Vivere in una società in cui questo tipo di approccio alle minoranze sessuali persiste, determina sia un facile terreno per il bullismo e la discriminazione, sia la paura di poter vivere apertamente quanto percepito a livello personale.
La situazione italiana, in particolare, risente di una parte di influenza culturale/religiosa. Indicativo di ciò, ad esempio, la mancanza di studi condotti a livello di popolazione rispetto al tema succitato dei tentativi di suicidio, tanto che non è stato possibile includere dati di origine italiana nello studio che abbiamo condotto rispetto ai dati raccolti a livello mondiale fin dagli anni ’80. Questo ritardo di valutazione e accettazione delle minoranze sessuali necessita di una presa di coscienza rispetto a quanto, nel nostro Stato, permanga una diffidenza e rifiuto di questa realtà. La maggiore accettazione di quanto ormai internazionalmente e medicalmente riconosciuto come non patologico agevolerebbe una maggiore capacità di autoccettazione e, verosimilmente, salvaguarderebbe questi giovani dalla paura e dalla autostigmatizzazione, prevenendo quindi comportamenti che li pongano a rischio in termini di benessere e/o sopravvivenza.
Pur proponendoci a breve tale valutazione a livello nazionale, non possiamo esimerci dall’obiettivare una arretratezza nella gestione di tale tematica. A prescindere dalle motivazioni che hanno condotto a tale ritardo culturale, risulta innegabile la necessità di provvedere al riconoscimento e accettazione di tali minoranze, pena un detrimento per il benessere degli individui che si identificano con una identità sessuale numericamente minoritaria.
Il benessere, inteso come qualità di vita, comprende aspetti sia fisici che psichici e sociali che, attualmente, risultano compromessi in molti adolescenti che si identificano come omosessuali, bisessuali e transgender. La comprensione e accettazione di tale fenomeno dovrebbe essere quindi un obiettivo delle politiche di salute e scolastiche, in quanto una maggiore integrazione e inclusione esiterebbe nella destigmatizzazione, problematica di cui gli adolescenti e adulti Lgbt risentono in modo fin troppo gravoso.
Accettare e accogliere chi viene troppo spesso considerato “diverso” è una tematica imprescindibile in vari ambiti sociali.

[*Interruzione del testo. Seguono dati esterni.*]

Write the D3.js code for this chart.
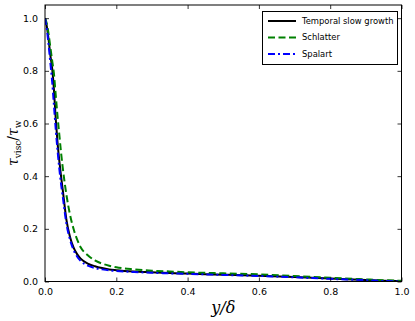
<!DOCTYPE html>
<html>

<head>
    <meta charset="UTF-8">
    <style>
        body { margin: 0; background: #fff; }
        svg { display: block; }
        .tick text { font-family: "DejaVu Sans", sans-serif; font-size: 9.5px; fill: #000; }
        .legend text { font-family: "DejaVu Sans", sans-serif; font-size: 8.4px; }
    </style>
</head>

<body>
    <svg></svg>
    <script src="https://d3js.org/d3.v7.min.js"></script>

    <script>

        let width = 415, height = 321;

        // y/delta positions
        const yDelta = [0, 0.005, 0.01, 0.015, 0.02, 0.025, 0.03, 0.035, 0.04, 0.045, 0.05, 0.06, 0.07, 0.08, 0.09, 0.1,
            0.12, 0.14, 0.16, 0.18, 0.2, 0.25, 0.3, 0.35, 0.4, 0.5, 0.6, 0.7, 0.8, 0.9, 0.95, 1.0];

        // tau_visc / tau_w for each source
        const temporal = [1.0, 0.97, 0.92, 0.86, 0.81, 0.73, 0.62, 0.53, 0.46, 0.40, 0.345, 0.235, 0.17, 0.13, 0.104, 0.087,
            0.068, 0.058, 0.051, 0.046, 0.043, 0.038, 0.035, 0.032, 0.030, 0.026, 0.022, 0.017, 0.011, 0.006, 0.003, 0.001];
        const schlatter = [1.0, 0.98, 0.94, 0.89, 0.84, 0.79, 0.71, 0.63, 0.56, 0.49, 0.43, 0.33, 0.255, 0.20, 0.16, 0.13,
            0.10, 0.08, 0.068, 0.06, 0.054, 0.046, 0.041, 0.038, 0.035, 0.031, 0.027, 0.021, 0.014, 0.008, 0.005, 0.003];
        const spalart = [1.0, 0.96, 0.90, 0.83, 0.76, 0.67, 0.58, 0.50, 0.43, 0.37, 0.32, 0.22, 0.16, 0.12, 0.095, 0.078,
            0.060, 0.051, 0.046, 0.042, 0.040, 0.036, 0.033, 0.031, 0.029, 0.025, 0.021, 0.016, 0.010, 0.005, 0.002, 0.0];

        const seriesNames = ["Temporal slow growth", "Schlatter", "Spalart"];
        const xTicks = [0, 0.2, 0.4, 0.6, 0.8, 1.0];
        const yTicks = [0, 0.2, 0.4, 0.6, 0.8, 1.0];

        let margin = { left: 45, right: 13.5, top: 5, bottom: 39.5 };

        let svg = d3.select("svg")
            .attr("width", width)
            .attr("height", height);

        let x = d3.scaleLinear().domain([0, 1]).range([margin.left, width - margin.right]);
        let y = d3.scaleLinear().domain([0, 1.05]).range([height - margin.bottom, margin.top]);

        let series = [
            { name: seriesNames[0], values: temporal, color: "#000000", dash: null },
            { name: seriesNames[1], values: schlatter, color: "#008000", dash: "7,3.5" },
            { name: seriesNames[2], values: spalart, color: "#0000ff", dash: "7,3,2,3" }
        ];

        let line = d3.line()
            .x((d, i) => x(yDelta[i]))
            .y(d => y(d))
            .curve(d3.curveMonotoneX);

        svg.append("defs").append("clipPath").attr("id", "clip")
            .append("rect")
            .attr("x", x(0)).attr("y", y(1.05))
            .attr("width", x(1) - x(0)).attr("height", y(0) - y(1.05));

        svg.append("g")
            .attr("clip-path", "url(#clip)")
            .selectAll("path")
            .data(series)
            .join("path")
            .attr("d", d => line(d.values))
            .attr("fill", "none")
            .attr("stroke", d => d.color)
            .attr("stroke-width", 2)
            .attr("stroke-dasharray", d => d.dash);

        // axes, ticks pointing inward like matplotlib classic
        let tickLen = 4;
        svg.append("g")
            .attr("transform", `translate(0,${y(0)})`)
            .call(d3.axisBottom(x).tickValues(xTicks).tickFormat(d3.format(".1f")).tickSizeInner(-tickLen).tickSizeOuter(0).tickPadding(7));
        svg.append("g")
            .attr("transform", `translate(0,${y(1.05)})`)
            .call(d3.axisTop(x).tickValues(xTicks).tickFormat("").tickSizeInner(-tickLen).tickSizeOuter(0));
        svg.append("g")
            .attr("transform", `translate(${x(0)},0)`)
            .call(d3.axisLeft(y).tickValues(yTicks).tickFormat(d3.format(".1f")).tickSizeInner(-tickLen).tickSizeOuter(0).tickPadding(7));
        svg.append("g")
            .attr("transform", `translate(${x(1)},0)`)
            .call(d3.axisRight(y).tickValues(yTicks).tickFormat("").tickSizeInner(-tickLen).tickSizeOuter(0));

        svg.selectAll(".domain").remove();
        svg.selectAll(".tick line").attr("stroke", "#000").attr("stroke-width", 0.8);

        svg.append("rect")
            .attr("x", x(0)).attr("y", y(1.05))
            .attr("width", x(1) - x(0)).attr("height", y(0) - y(1.05))
            .attr("fill", "none")
            .attr("stroke", "#000")
            .attr("stroke-width", 1);

        // axis labels
        svg.append("text")
            .attr("x", (x(0) + x(1)) / 2)
            .attr("y", 313)
            .attr("text-anchor", "middle")
            .style("font-family", "'DejaVu Serif', serif")
            .style("font-size", "16px")
            .style("font-style", "italic")
            .text("y/δ");

        let ylab = svg.append("text")
            .attr("transform", `translate(18,${(y(0) + y(1.05)) / 2}) rotate(-90)`)
            .attr("text-anchor", "middle")
            .style("font-family", "'DejaVu Serif', serif")
            .style("font-size", "14px");
        ylab.append("tspan").style("font-style", "italic").text("τ");
        ylab.append("tspan").attr("dy", 3).style("font-size", "9px").text("visc");
        ylab.append("tspan").attr("dy", -3).text("/");
        ylab.append("tspan").style("font-style", "italic").text("τ");
        ylab.append("tspan").attr("dy", 3).style("font-size", "9px").text("w");

        // legend
        let leg = svg.append("g").attr("class", "legend");
        leg.append("rect")
            .attr("x", 262.5).attr("y", 11.5)
            .attr("width", 135).attr("height", 53)
            .attr("fill", "#fff")
            .attr("stroke", "#000")
            .attr("stroke-width", 1);
        let rows = leg.selectAll("g.row")
            .data(series)
            .join("g")
            .attr("class", "row")
            .attr("transform", (d, i) => `translate(268,${21 + i * 16.5})`);
        rows.append("line")
            .attr("x1", 0).attr("x2", 28)
            .attr("stroke", d => d.color)
            .attr("stroke-width", 2)
            .attr("stroke-dasharray", d => d.dash);
        rows.append("text")
            .attr("x", 34)
            .attr("dy", "0.35em")
            .text(d => d.name);

    </script>

</body>

</html>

La possibilità di considerare chi ha opinioni, culture, gusti o preferenze, incluse quelle sessuali, differenti dai nostri o da quelli della maggioranza della popolazione dovrebbe necessariamente essere scisso da una attribuzione negativa.
In conclusione, sia da quanto è emerso dalle evidenze scientifiche, sia da quanto risulta dall’esperienza quotidiana a contatto con i giovani, non si può non ribadire che la tendenza alla comprensione ed inclusione dovrebbe coinvolgere l’intera società e a più livelli per essere in grado di produrre un effettivo mutamento di idee e percezioni.